Russische Kräfte sind nach britischer Einschätzung in die seit Monaten umkämpfte Stadt Bachmut in der Ostukraine eingedrungen. »Die russische Infanterie hat jetzt wahrscheinlich in den östlichen Industriegebieten der Stadt Fuß gefasst und ist zeitweise in die Wohnviertel der Stadt vorgedrungen«, teilte das Verteidigungsministerium in London am Mittwoch unter Berufung auf Geheimdiensterkenntnisse mit. »Straßenkämpfe dauern an.« Bei den russischen Truppen handele es sich um reguläres Militär als auch um Söldner der Gruppe Wagner.
Um Bachmut im Gebiet Donezk wird bereits seit Juni gekämpft. Bisher verlief die Frontlinie östlich der Stadt. Der ukrainische Präsident Wolodymyr Selenskyj hatte am Dienstag überraschend Bachmut besucht und unter Soldaten Orden und Geschenke verteilt.
Seit den Kämpfen um die Städte Lyssytschansk und Sjewjerodonezk im Juli habe es in dem Krieg nur wenige Gefechte in Ballungszentren gegeben, hieß es in London. Solche Schlachten erforderten gut trainierte Infanterie. »Es ist unwahrscheinlich, dass diese Art von Kampf schlecht ausgebildete Wagner-Kämpfer und die mobilisierten Reservisten der russischen Armee begünstigt«, so das Ministerium.

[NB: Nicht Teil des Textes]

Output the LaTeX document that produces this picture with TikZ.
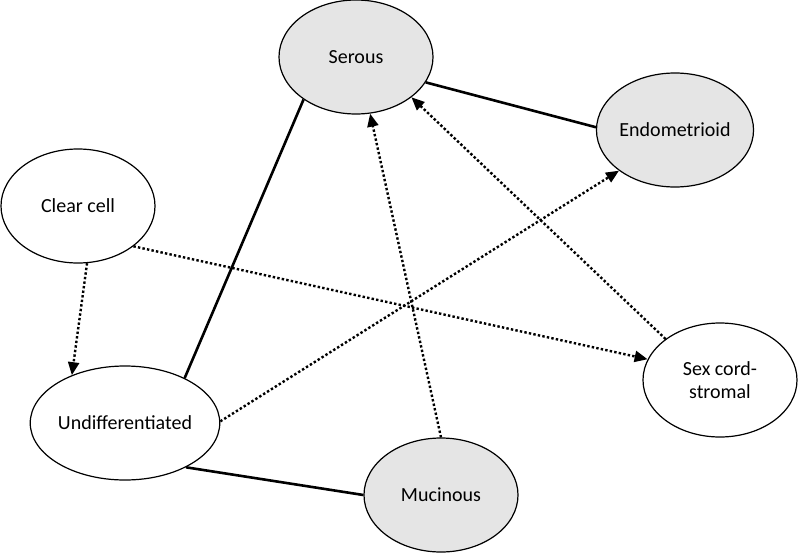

Artillerieüberfälle und russische Luftschläge gemeldet
Nach dem Besuch Selenskyjs in der Frontstadt Bachmut im Osten des Landes kam es in der Umgebung erneut zu schweren Kämpfen. »Der Feind setzt seine Bemühungen um Offensivoperationen gegen Bachmut und Awdijiwka fort«, teilte der Generalstab in Kiew gestern Abend mit. Unter anderem seien aus der Region Panzerangriffe gemeldet worden, ebenso wie Artillerieüberfälle und vereinzelte russische Luftschläge.
Nördlich davon hätten russische Truppen versucht, bei Kupjansk bessere Stellungen zu erreichen. Dort habe die russische Armee »ihr ganzes Spektrum« der Artillerie gegen mindestens 15 Siedlungen eingesetzt, hieß es weiter. Die Angaben aus Kiew ließen sich zunächst nicht unabhängig überprüfen.
Das britische Verteidigungsministerium veröffentlicht seit dem Beginn des russischen Angriffskriegs gegen die Ukraine Ende Februar unter Berufung auf Geheimdienstinformationen täglich Informationen zum Kriegsverlauf. Damit will die britische Regierung sowohl der russischen Darstellung entgegentreten als auch Verbündete bei der Stange halten. Moskau wirft London eine gezielte Desinformationskampagne vor.